→ **Problem requirements**
Copy the lines holding the word "document", all of them.
====================
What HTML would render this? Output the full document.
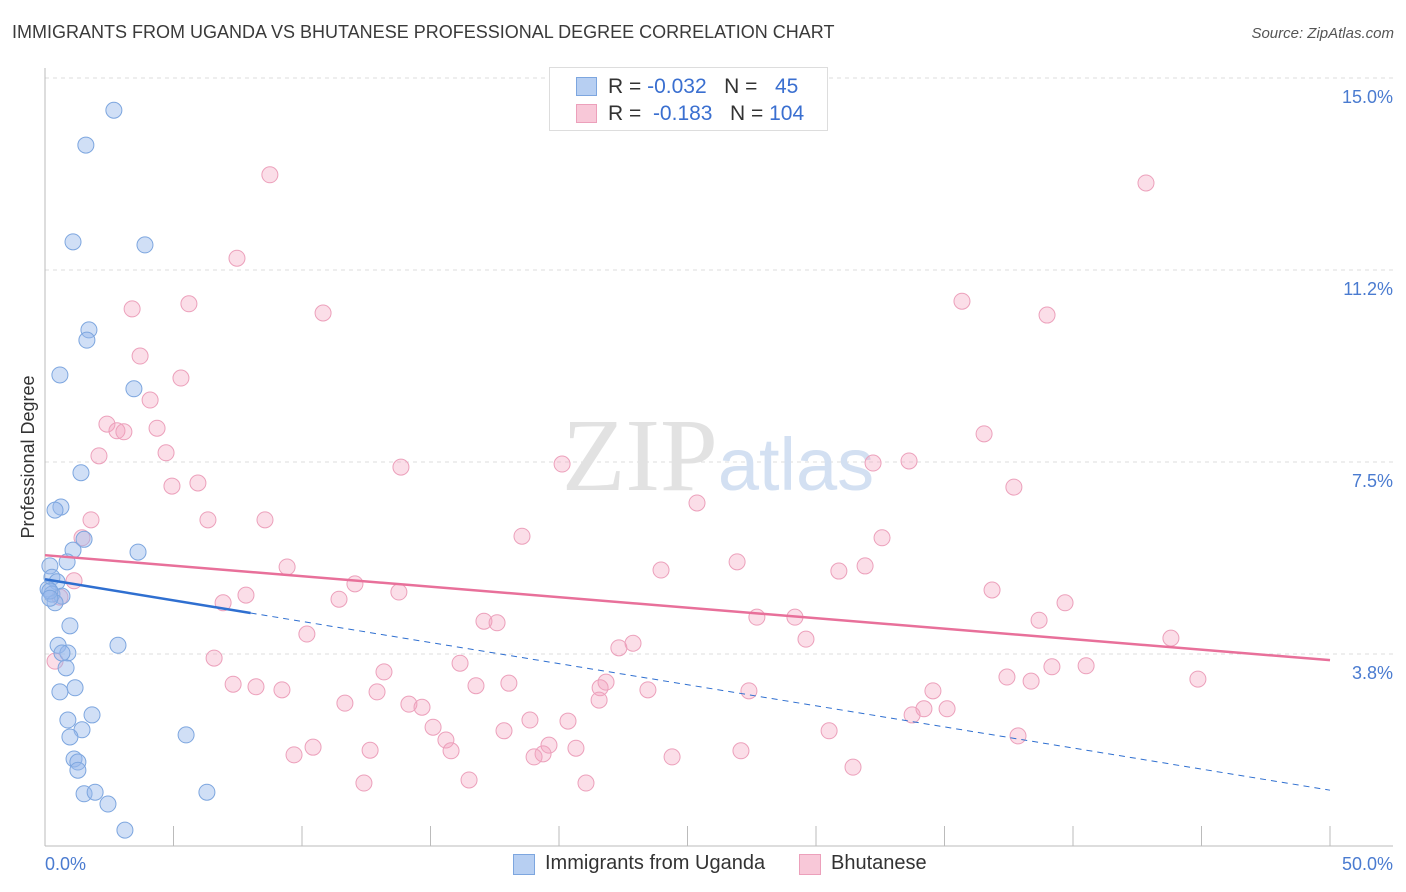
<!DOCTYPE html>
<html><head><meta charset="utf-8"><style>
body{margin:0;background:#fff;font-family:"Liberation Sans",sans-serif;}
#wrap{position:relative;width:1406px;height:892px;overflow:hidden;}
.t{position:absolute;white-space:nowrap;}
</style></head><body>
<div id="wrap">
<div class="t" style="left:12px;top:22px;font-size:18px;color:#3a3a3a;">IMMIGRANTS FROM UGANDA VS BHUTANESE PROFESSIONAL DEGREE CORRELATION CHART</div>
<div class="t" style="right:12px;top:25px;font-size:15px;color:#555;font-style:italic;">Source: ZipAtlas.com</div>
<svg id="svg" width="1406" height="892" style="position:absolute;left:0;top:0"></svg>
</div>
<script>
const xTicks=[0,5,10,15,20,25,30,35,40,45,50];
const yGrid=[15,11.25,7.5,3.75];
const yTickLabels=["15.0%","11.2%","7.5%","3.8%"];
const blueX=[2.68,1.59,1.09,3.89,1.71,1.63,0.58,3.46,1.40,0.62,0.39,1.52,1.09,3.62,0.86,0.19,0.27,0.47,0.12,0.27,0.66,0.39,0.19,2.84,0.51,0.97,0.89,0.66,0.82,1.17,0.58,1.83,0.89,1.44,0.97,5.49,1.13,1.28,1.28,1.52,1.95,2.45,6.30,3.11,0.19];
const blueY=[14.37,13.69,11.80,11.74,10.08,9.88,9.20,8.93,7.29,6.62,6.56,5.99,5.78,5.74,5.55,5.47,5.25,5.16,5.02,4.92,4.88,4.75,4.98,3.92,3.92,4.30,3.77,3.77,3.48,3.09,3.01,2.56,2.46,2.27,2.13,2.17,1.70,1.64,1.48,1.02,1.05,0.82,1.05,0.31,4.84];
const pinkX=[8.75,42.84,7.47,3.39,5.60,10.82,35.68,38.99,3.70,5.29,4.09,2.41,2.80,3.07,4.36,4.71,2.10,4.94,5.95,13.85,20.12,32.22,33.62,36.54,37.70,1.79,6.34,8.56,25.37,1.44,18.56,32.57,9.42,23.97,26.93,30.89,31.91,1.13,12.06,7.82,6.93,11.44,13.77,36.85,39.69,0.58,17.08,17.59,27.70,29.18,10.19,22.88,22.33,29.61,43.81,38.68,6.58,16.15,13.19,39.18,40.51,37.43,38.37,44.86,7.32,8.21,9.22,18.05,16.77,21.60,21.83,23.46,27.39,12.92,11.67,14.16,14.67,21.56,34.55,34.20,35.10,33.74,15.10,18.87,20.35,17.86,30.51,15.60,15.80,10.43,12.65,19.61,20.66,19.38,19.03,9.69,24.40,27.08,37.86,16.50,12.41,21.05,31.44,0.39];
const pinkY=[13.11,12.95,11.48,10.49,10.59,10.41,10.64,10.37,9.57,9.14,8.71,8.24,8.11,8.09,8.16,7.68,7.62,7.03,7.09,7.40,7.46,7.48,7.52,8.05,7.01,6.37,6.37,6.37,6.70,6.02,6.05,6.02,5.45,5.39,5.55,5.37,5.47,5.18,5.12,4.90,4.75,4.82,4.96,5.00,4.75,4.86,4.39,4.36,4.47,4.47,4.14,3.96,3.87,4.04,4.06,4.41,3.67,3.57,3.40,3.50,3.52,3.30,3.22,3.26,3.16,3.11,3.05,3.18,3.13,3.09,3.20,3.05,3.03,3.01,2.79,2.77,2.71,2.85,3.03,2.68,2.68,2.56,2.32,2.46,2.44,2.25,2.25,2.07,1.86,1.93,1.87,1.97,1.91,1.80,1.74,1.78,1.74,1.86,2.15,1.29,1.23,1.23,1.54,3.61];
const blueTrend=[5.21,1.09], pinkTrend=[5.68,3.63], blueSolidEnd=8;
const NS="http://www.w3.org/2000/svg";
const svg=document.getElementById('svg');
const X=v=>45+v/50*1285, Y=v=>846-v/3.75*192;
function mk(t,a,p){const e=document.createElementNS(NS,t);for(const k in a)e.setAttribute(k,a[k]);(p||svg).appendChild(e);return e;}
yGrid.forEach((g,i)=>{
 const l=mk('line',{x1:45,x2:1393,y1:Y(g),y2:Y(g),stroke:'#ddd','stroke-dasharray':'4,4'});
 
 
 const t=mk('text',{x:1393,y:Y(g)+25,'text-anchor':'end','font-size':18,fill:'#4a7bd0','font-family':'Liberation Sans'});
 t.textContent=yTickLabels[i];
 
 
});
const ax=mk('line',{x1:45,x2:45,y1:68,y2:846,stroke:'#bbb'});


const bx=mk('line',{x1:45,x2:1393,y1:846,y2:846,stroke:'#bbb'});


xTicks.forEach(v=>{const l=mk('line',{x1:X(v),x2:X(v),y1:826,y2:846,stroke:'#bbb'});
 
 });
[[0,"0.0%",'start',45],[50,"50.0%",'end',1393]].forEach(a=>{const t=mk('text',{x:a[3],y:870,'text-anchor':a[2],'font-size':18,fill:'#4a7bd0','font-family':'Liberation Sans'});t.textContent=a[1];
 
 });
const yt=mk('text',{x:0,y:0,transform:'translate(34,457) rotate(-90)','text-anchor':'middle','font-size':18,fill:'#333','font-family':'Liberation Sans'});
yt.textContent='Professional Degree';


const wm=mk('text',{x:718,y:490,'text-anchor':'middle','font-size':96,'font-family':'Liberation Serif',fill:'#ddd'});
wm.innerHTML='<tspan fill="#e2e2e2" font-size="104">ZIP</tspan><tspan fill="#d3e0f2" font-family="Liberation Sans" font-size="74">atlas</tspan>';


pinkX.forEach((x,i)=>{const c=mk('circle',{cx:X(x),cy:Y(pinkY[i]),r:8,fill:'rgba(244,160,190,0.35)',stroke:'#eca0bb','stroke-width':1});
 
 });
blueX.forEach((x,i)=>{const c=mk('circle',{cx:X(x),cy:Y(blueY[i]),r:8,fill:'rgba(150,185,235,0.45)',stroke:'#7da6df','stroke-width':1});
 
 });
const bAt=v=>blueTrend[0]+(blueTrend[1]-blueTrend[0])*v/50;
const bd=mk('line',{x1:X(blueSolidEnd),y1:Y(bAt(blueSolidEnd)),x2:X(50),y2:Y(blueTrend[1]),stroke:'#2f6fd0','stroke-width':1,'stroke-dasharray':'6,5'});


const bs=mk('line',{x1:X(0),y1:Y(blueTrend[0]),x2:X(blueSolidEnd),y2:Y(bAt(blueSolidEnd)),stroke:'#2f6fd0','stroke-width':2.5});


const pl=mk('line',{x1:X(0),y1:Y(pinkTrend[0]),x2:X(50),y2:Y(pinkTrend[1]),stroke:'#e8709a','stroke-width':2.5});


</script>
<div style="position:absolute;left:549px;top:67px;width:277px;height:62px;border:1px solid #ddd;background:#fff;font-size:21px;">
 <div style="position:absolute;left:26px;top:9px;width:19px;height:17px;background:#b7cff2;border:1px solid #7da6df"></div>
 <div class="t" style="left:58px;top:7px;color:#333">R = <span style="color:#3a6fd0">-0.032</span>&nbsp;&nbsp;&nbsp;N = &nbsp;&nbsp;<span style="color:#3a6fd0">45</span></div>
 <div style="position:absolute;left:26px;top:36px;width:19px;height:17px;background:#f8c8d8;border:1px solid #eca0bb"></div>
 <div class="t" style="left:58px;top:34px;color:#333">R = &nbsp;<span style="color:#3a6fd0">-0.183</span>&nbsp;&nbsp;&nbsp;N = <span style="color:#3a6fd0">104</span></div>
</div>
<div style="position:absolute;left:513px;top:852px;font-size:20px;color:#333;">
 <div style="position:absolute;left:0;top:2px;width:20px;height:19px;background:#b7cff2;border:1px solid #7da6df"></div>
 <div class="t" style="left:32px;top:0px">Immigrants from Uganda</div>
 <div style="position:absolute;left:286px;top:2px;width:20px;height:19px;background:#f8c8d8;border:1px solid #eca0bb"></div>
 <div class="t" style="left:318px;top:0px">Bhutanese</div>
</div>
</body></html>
====================
→ **Reply to the exercise**
What HTML would render this? Output the full document.
const svg=document.getElementById('svg');
function mk(t,a,p){const e=document.createElementNS(NS,t);for(const k in a)e.setAttribute(k,a[k]);(p||svg).appendChild(e);return e;}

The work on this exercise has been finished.